Situated along Ilobu-Ifon Osun road, Olobu market is one of the oldest markets in Yorubaland and it comes up every three days. It is the best place to buy and sell staples and cash crops, jewellery, plantains, citrus fruit, yams, cassava, sorghum, beans, okra, peppers, and gourds. Cash crops such as cocoa, cotton, tobacco, palm oil, and palm kernels are collected and sold here.

Livestock, including dwarf cattle, goats, sheep, chickens, ducks, and guinea fowl, are also an important part of the town's economy. Weaving and dyeing are the prominent traditional crafts.

Ilobu is connected by road to Ogbomosho and Oshogbo. Population (1995) 194,400. The market attracts a lot of people from within and outside Ilobu most especially from around the neighbouring cities, towns and villages.

One of the remarkable things about Olobu market is its size. It is normally held from morning to evening.

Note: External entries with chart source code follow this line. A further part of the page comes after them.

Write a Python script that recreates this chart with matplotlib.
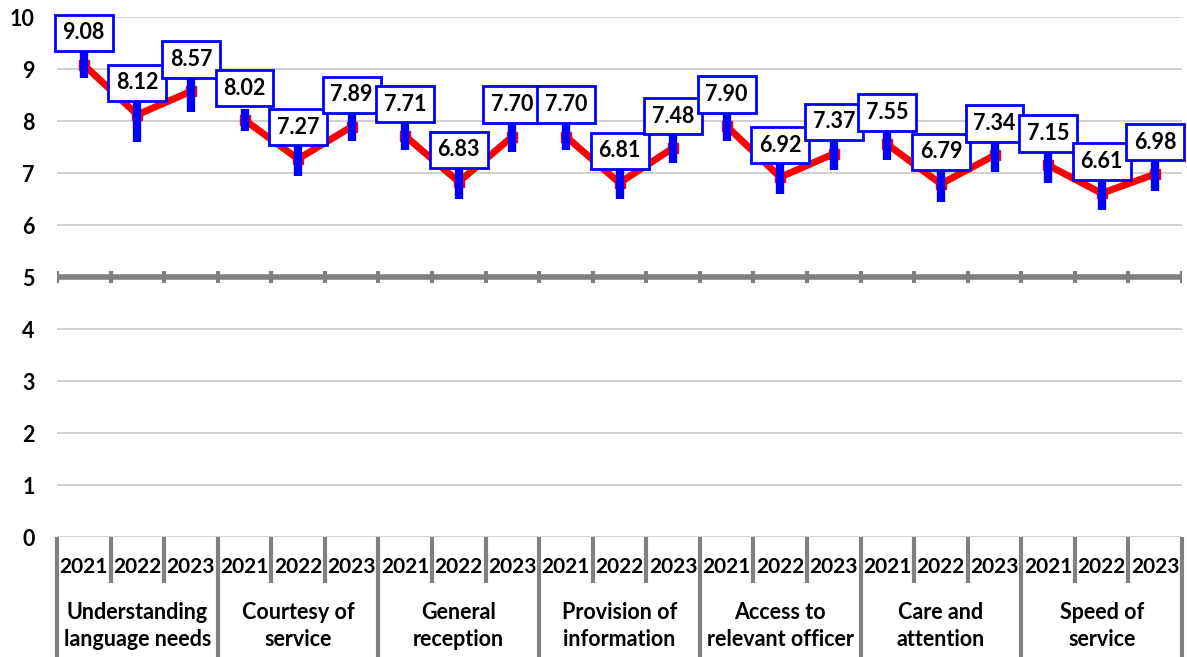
import matplotlib
matplotlib.use("Agg")
import matplotlib.pyplot as plt
from matplotlib.transforms import blended_transform_factory

plt.rcParams['font.family'] = ['Lato', 'DejaVu Sans']

# Service aspects, each rated in three survey years
categories = ["Understanding\nlanguage needs", "Courtesy of\nservice", "General\nreception",
              "Provision of\ninformation", "Access to\nrelevant officer", "Care and\nattention",
              "Speed of\nservice"]
years = ["2021", "2022", "2023"]

# Mean scores per aspect (2021, 2022, 2023)
scores = [
    [9.08, 8.12, 8.57],
    [8.02, 7.27, 7.89],
    [7.71, 6.83, 7.70],
    [7.70, 6.81, 7.48],
    [7.90, 6.92, 7.37],
    [7.55, 6.79, 7.34],
    [7.15, 6.61, 6.98],
]

# Error bar half-widths per aspect and year
errors = [
    [0.25, 0.53, 0.40],
    [0.21, 0.32, 0.27],
    [0.27, 0.33, 0.29],
    [0.26, 0.31, 0.29],
    [0.28, 0.33, 0.31],
    [0.30, 0.35, 0.33],
    [0.35, 0.32, 0.33],
]

W, H = 1187, 657
fig = plt.figure(figsize=(W / 100, H / 100), dpi=100)
left_px, right_px, top_px, bottom_px = 57, 1182, 17, 537
ax = fig.add_axes([left_px / W, 1 - bottom_px / H,
                   (right_px - left_px) / W, (bottom_px - top_px) / H])

n_years = len(years)
n_total = len(categories) * n_years
ax.set_xlim(-0.5, n_total - 0.5)
ax.set_ylim(0, 10)

# horizontal gridlines
for yv in range(0, 11):
    if yv == 5:
        continue
    ax.axhline(yv, color="#C8C8C8", lw=1.2, zorder=0)

# category axis crossing at 5, with tick marks at each slot boundary
ax.axhline(5, color="#808080", lw=4, zorder=1)
for k in range(n_total + 1):
    ax.plot([k - 0.5, k - 0.5], [4.88, 5.12], color="#808080", lw=3,
            solid_capstyle="butt", zorder=1)

for i, (vals, errs) in enumerate(zip(scores, errors)):
    xs = [i * n_years + j for j in range(n_years)]
    ax.plot(xs, vals, color="#FF0000", lw=5, zorder=2, solid_joinstyle="miter")
    ax.plot(xs, vals, linestyle="none", marker="s", markersize=7.5,
            color="#FF0000", zorder=3)
    ax.errorbar(xs, vals, yerr=errs, fmt="none", ecolor="#0000FF",
                elinewidth=6, capsize=0, zorder=4)
    for x, v in zip(xs, vals):
        ax.annotate(f"{v:.2f}", xy=(x, v), xytext=(0, 23), textcoords="offset points",
                    ha="center", va="center", fontsize=15.5, fontweight="bold",
                    color="black", zorder=6,
                    bbox=dict(boxstyle="square,pad=0.36", fc="white",
                              ec="#0000FF", lw=2))

# y axis labels
ax.set_yticks(range(0, 11))
ax.set_yticklabels([str(v) for v in range(0, 11)], fontsize=15.5, fontweight="bold")
ax.tick_params(axis="y", length=0, pad=16)
ax.set_xticks([])
for s in ax.spines.values():
    s.set_visible(False)

# multi-level category labels below the plot
trans = blended_transform_factory(ax.transData, ax.transAxes)
ax_h = bottom_px - top_px
minor_bottom = -(583 - bottom_px) / ax_h
major_bottom = -(H - bottom_px) / ax_h
for k in range(n_total + 1):
    xb = k - 0.5
    yb = major_bottom if k % n_years == 0 else minor_bottom
    ax.plot([xb, xb], [0, yb], transform=trans, color="#808080", lw=3,
            clip_on=False, solid_capstyle="butt", zorder=1)

year_y = -(567 - bottom_px) / ax_h
for i in range(len(categories)):
    for j, yr in enumerate(years):
        ax.text(i * n_years + j, year_y, yr, transform=trans, ha="center",
                va="center", fontsize=15, fontweight="bold")
    ax.text(i * n_years + 1, -(626 - bottom_px) / ax_h, categories[i],
            transform=trans, ha="center", va="center", fontsize=15.5,
            fontweight="bold", linespacing=1.4)

fig.savefig("out.png", dpi=100)
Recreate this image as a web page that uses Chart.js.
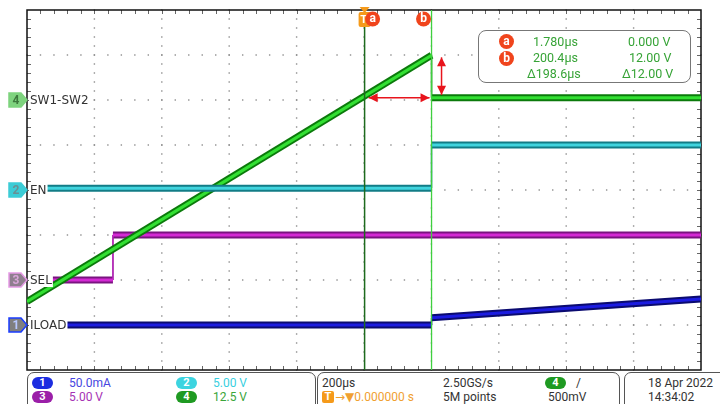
<!DOCTYPE html>
<html>
<head>
<meta charset="utf-8">
<script src="https://cdn.jsdelivr.net/npm/chart.js@4.4.1/dist/chart.umd.min.js"></script>
<style>
html, body { margin: 0; padding: 0; background: #fff; }
body { width: 720px; height: 404px; position: relative; overflow: hidden; font-family: Roboto, "DejaVu Sans", sans-serif; }
#wrap { position: absolute; left: 0; top: 0; width: 720px; height: 372px; }
.t { position: absolute; white-space: nowrap; font-size: 12px; line-height: 14px; color: #333; }
.pill { position: absolute; width: 21px; height: 12px; border-radius: 6px; color: #fff; font-size: 11px; font-weight: bold; line-height: 12px; text-align: center; }
.box { position: absolute; top: 372px; height: 44px; border: 1.5px solid #555; border-radius: 7px; box-sizing: border-box; }
#readout { position: absolute; left: 478px; top: 30px; width: 213px; height: 53px; border: 1.5px solid #777; border-radius: 8px; background: #fff; box-sizing: border-box; }
.g { color: #36a336; font-size: 12.5px; }
.dot { position: absolute; width: 15px; height: 15px; border-radius: 50%; background: #f0441c; color: #fff; font-size: 12px; font-weight: bold; line-height: 14px; text-align: center; }
</style>
</head>
<body>
<div id="wrap"><canvas id="scope" width="720" height="372"></canvas></div>

<div id="readout"></div>
<div class="dot" style="left:499px;top:34px">a</div>
<div class="dot" style="left:499px;top:51px">b</div>
<div class="t g" style="left:533px;top:35px">1.780µs</div>
<div class="t g" style="left:628px;top:35px">0.000 V</div>
<div class="t g" style="left:533px;top:51px">200.4µs</div>
<div class="t g" style="left:629px;top:51px">12.00 V</div>
<div class="t g" style="left:527px;top:67px">Δ198.6µs</div>
<div class="t g" style="left:622px;top:67px">Δ12.00 V</div>

<!-- status bar -->
<div class="box" style="left:27px;width:289px"></div>
<div class="box" style="left:317px;width:303px"></div>
<div class="box" style="left:624px;width:110px"></div>

<div class="pill" style="left:32px;top:377px;background:#1c2de0">1</div>
<div class="t" style="left:69px;top:376px;color:#4646e0">50.0mA</div>
<div class="pill" style="left:176px;top:377px;background:#3cd4e0">2</div>
<div class="t" style="left:213px;top:376px;color:#38cfe0">5.00 V</div>
<div class="pill" style="left:32px;top:391px;background:#9b1fa8">3</div>
<div class="t" style="left:69px;top:390px;color:#a632b4">5.00 V</div>
<div class="pill" style="left:176px;top:391px;background:#1f9a22">4</div>
<div class="t" style="left:213px;top:390px;color:#3aa53a">12.5 V</div>

<div class="t" style="left:322px;top:376px">200µs</div>
<div class="pill" style="left:322px;top:391px;width:12px;border-radius:2px;background:#f59a1a">T</div>
<div class="t" style="left:335px;top:390px;color:#f0a030">→▼0.000000 s</div>
<div class="t" style="left:443px;top:376px">2.50GS/s</div>
<div class="t" style="left:443px;top:390px">5M points</div>
<div class="pill" style="left:545px;top:377px;background:#1f9a22">4</div>
<div class="t" style="left:576px;top:376px">/</div>
<div class="t" style="left:548px;top:390px">500mV</div>
<div class="t" style="left:648px;top:376px">18 Apr  2022</div>
<div class="t" style="left:648px;top:390px">14:34:02</div>

<script>
// horizontal: 200 µs/div, 10 div, trigger in the middle
const timeTicksUs = [-1000, -800, -600, -400, -200, 0, 200, 400, 600, 800, 1000];
const divTicks = [-4, -3, -2, -1, 0, 1, 2, 3, 4];

// ch4 SW1-SW2 (V)
const swTimeUs = [-1000, 200.4, 200.4, 1000];
const swVolts = [-56, 12.4, 0.6, 0.6];
// ch2 EN (V)
const enTimeUs = [-950, 200.4, 200.4, 1000];
const enVolts = [0.2, 0.2, 5, 5];
// ch3 SEL (V)
const selTimeUs = [-940, -745, -745, 1000];
const selVolts = [0, 0, 5, 5];
// ch1 ILOAD (mA)
const iloadTimeUs = [-893, 200.4, 200.4, 1000];
const iloadMa = [0, 0, 8, 29];

// cursors a / b
const cursorTimesUs = [1.78, 200.4];

// channel vertical settings: units per div, offset in div
const chPerDiv = { ch1: 50, ch2: 5, ch3: 5, ch4: 12.5 };
const chOffsetDiv = { ch1: -3, ch2: 0, ch3: -2, ch4: 2 };

function axisFor(ch) {
  return {
    display: false,
    min: (-4 - chOffsetDiv[ch]) * chPerDiv[ch],
    max: (4 - chOffsetDiv[ch]) * chPerDiv[ch]
  };
}

function pts(xs, ys) {
  return xs.map((x, i) => ({ x: x, y: ys[i] }));
}

// each trace = dark edge under a bright core; vertical edges are thin like on the scope
function trace(xs, ys, axis, edge, core, order) {
  const data = pts(xs, ys);
  const vert = (c) => c.p0.parsed.x === c.p1.parsed.x;
  return [
    { data: data, yAxisID: axis, borderColor: core, borderWidth: 3, order: order,
      segment: { borderWidth: c => vert(c) ? 1 : 3 } },
    { data: data, yAxisID: axis, borderColor: edge, borderWidth: 7, order: order + 1,
      segment: { borderWidth: c => vert(c) ? 1.5 : 7 } }
  ];
}

function arrow(ctx, x1, y1, x2, y2) {
  const ang = Math.atan2(y2 - y1, x2 - x1);
  ctx.beginPath();
  ctx.moveTo(x1, y1);
  ctx.lineTo(x2, y2);
  ctx.stroke();
  [[x1, y1, ang + Math.PI], [x2, y2, ang]].forEach(([x, y, a]) => {
    ctx.beginPath();
    ctx.moveTo(x, y);
    ctx.lineTo(x - 9 * Math.cos(a) + 4.5 * Math.sin(a), y - 9 * Math.sin(a) - 4.5 * Math.cos(a));
    ctx.lineTo(x - 9 * Math.cos(a) - 4.5 * Math.sin(a), y - 9 * Math.sin(a) + 4.5 * Math.cos(a));
    ctx.closePath();
    ctx.fill();
  });
}

const gridPlugin = {
  id: 'scopeGrid',
  beforeDatasetsDraw(chart) {
    const { ctx, chartArea: a, scales } = chart;
    const x = scales.x, y = scales.y;
    ctx.save();
    ctx.fillStyle = '#8c8c8c';
    divTicks.slice(1, -1).forEach(d => {
      const py = y.getPixelForValue(d);
      for (let k = 0; k <= 50; k++) {
        ctx.fillRect(x.getPixelForValue(-1000 + k * 40) - 0.7, py - 0.7, 1.4, 1.4);
      }
    });
    timeTicksUs.slice(1, -1).forEach(t => {
      const px = x.getPixelForValue(t);
      for (let k = 0; k <= 40; k++) {
        ctx.fillRect(px - 0.7, y.getPixelForValue(-4 + k * 0.2) - 0.7, 1.4, 1.4);
      }
    });
    // small ticks round the frame
    ctx.strokeStyle = '#666';
    ctx.lineWidth = 1;
    ctx.beginPath();
    for (let k = 1; k < 50; k++) {
      const px = Math.round(x.getPixelForValue(-1000 + k * 40)) + 0.5;
      ctx.moveTo(px, a.top); ctx.lineTo(px, a.top + 4);
      ctx.moveTo(px, a.bottom); ctx.lineTo(px, a.bottom - 4);
    }
    for (let k = 1; k < 40; k++) {
      const py = Math.round(y.getPixelForValue(-4 + k * 0.2)) + 0.5;
      ctx.moveTo(a.left, py); ctx.lineTo(a.left + 4, py);
      ctx.moveTo(a.right, py); ctx.lineTo(a.right - 4, py);
    }
    ctx.stroke();
    ctx.strokeStyle = '#111';
    ctx.lineWidth = 1.5;
    ctx.strokeRect(a.left, a.top, a.width, a.height);
    ctx.restore();
  }
};

const markPlugin = {
  id: 'scopeMarks',
  afterDatasetsDraw(chart) {
    const { ctx, chartArea: a, scales } = chart;
    const x = scales.x;
    const pa = x.getPixelForValue(cursorTimesUs[0]);
    const pb = x.getPixelForValue(cursorTimesUs[1]);
    ctx.save();

    // cursors
    ctx.lineWidth = 1.5;
    ctx.strokeStyle = '#1e6b1e';
    ctx.beginPath(); ctx.moveTo(pa, 26); ctx.lineTo(pa, a.bottom); ctx.stroke();
    ctx.lineWidth = 1.3;
    ctx.strokeStyle = '#3fcf3f';
    ctx.beginPath(); ctx.moveTo(pb, a.top); ctx.lineTo(pb, a.bottom); ctx.stroke();

    // delta arrows
    const y4 = scales.yCh4;
    const yLow = y4.getPixelForValue(swVolts[2]);
    const yHigh = y4.getPixelForValue(swVolts[1]);
    ctx.strokeStyle = '#e8141c';
    ctx.fillStyle = '#e8141c';
    ctx.lineWidth = 1.5;
    arrow(ctx, pa + 4, yLow, pb - 2, yLow);
    arrow(ctx, pb + 10, yHigh + 2, pb + 10, yLow - 3);

    // trigger marker and cursor badges on top
    ctx.fillStyle = '#f59a1a';
    ctx.beginPath();
    ctx.moveTo(pa - 5, 7); ctx.lineTo(pa + 5, 7); ctx.lineTo(pa, 13); ctx.closePath(); ctx.fill();
    ctx.beginPath();
    ctx.roundRect(pa - 6, 12, 12, 15, 2);
    ctx.fill();
    ctx.fillStyle = '#fff';
    ctx.font = 'bold 11px Roboto, sans-serif';
    ctx.textAlign = 'center';
    ctx.textBaseline = 'middle';
    ctx.fillText('T', pa - 1, 20);
    [[pa + 8, 'a'], [pb - 8, 'b']].forEach(([cx, s]) => {
      ctx.fillStyle = '#f0441c';
      ctx.beginPath(); ctx.arc(cx, 19, 7.5, 0, Math.PI * 2); ctx.fill();
      ctx.fillStyle = '#fff';
      ctx.font = 'bold 12px Roboto, sans-serif';
      ctx.fillText(s, cx, 19);
    });

    // channel ground tags and names (names sit on a white patch, covering the trace start)
    const tags = [
      ['yCh4', '4', 'SW1-SW2', '#7ed37e', '#7ed37e', '#3c783c'],
      ['yCh2', '2', 'EN', '#3cccd6', '#3cccd6', '#6a8f94'],
      ['yCh3', '3', 'SEL', '#8f7f8f', '#e59ae5', '#d9a6d9'],
      ['yCh1', '1', 'ILOAD', '#7f7f7f', '#1a3cff', '#b8c8ff']
    ];
    tags.forEach(([axis, n, name, fill, edge, txt]) => {
      const yy = scales[axis].getPixelForValue(0);
      ctx.beginPath();
      ctx.moveTo(9, yy - 7); ctx.lineTo(21, yy - 7); ctx.lineTo(27, yy);
      ctx.lineTo(21, yy + 7); ctx.lineTo(9, yy + 7); ctx.closePath();
      ctx.fillStyle = fill; ctx.fill();
      ctx.strokeStyle = edge; ctx.lineWidth = 1.5; ctx.stroke();
      ctx.fillStyle = txt;
      ctx.font = 'bold 12px Roboto, sans-serif';
      ctx.textAlign = 'center';
      ctx.fillText(n, 16, yy + 0.5);
      ctx.font = '12px "DejaVu Sans", sans-serif';
      ctx.textAlign = 'left';
      const w = ctx.measureText(name).width;
      ctx.fillStyle = '#fff';
      ctx.fillRect(29, yy - 7, w + 2, 14);
      ctx.fillStyle = '#333';
      ctx.fillText(name, 30, yy + 0.5);
    });
    ctx.restore();
  }
};

new Chart(document.getElementById('scope'), {
  type: 'line',
  data: {
    datasets: [
      ...trace(enTimeUs, enVolts, 'yCh2', '#127c86', '#40d4de', 1),
      ...trace(swTimeUs, swVolts, 'yCh4', '#0b7a0b', '#33e033', 3),
      ...trace(selTimeUs, selVolts, 'yCh3', '#7a1480', '#d42ad4', 5),
      ...trace(iloadTimeUs, iloadMa, 'yCh1', '#0b0b70', '#1c1ce0', 7)
    ]
  },
  options: {
    responsive: false,
    animation: false,
    layout: { padding: { left: 27, right: 19, top: 10, bottom: 2 } },
    elements: {
      point: { radius: 0 },
      line: { tension: 0, fill: false, borderJoinStyle: 'bevel', borderCapStyle: 'butt' }
    },
    scales: {
      x: { type: 'linear', display: false, min: -1000, max: 1000 },
      y: { display: false, min: -4, max: 4 },
      yCh1: axisFor('ch1'),
      yCh2: axisFor('ch2'),
      yCh3: axisFor('ch3'),
      yCh4: axisFor('ch4')
    },
    plugins: { legend: { display: false }, tooltip: { enabled: false } }
  },
  plugins: [gridPlugin, markPlugin]
});
</script>
</body>
</html>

Situated along Ilobu-Ire-akari-Erin Osun road, Adio market is an everyday market in Ilobu where food stuff and other goods are sold. The market attracts a lot of people from within and outside Ilobu and it is normally held from morning to evening.

==Future development==
With the establishment of Irepodun Local Government in 1976, there is every hope that the government will come to the aid of the town and with the new sense of pride and identity which the people now possess, it is hoped that the rate of development of llobu will increase remarkably.

==Town planning==
The planning of llobu has assumed a new dimension since the establishment by law of the town planning authority. The Osun State Town Planning Authority has exerted considerable influence on the town.

==Places of interest==
Places of interest in Ilobu are the Olobu Palace Complex, the Erinle shrine and Ilobu museum situated within the palace complex.

==Public utilities==
There are tarred roads from llobu to Osogbo, about 9.5 kilometres away, and Ogbomosho 48 kilometres, and the other from llobu to Ede, 24 kilometres. The town is linked by many roads, which are tarred and motorable. It has modern buildings, electricity, pipe-borne water, post office, telephone service, radio and television.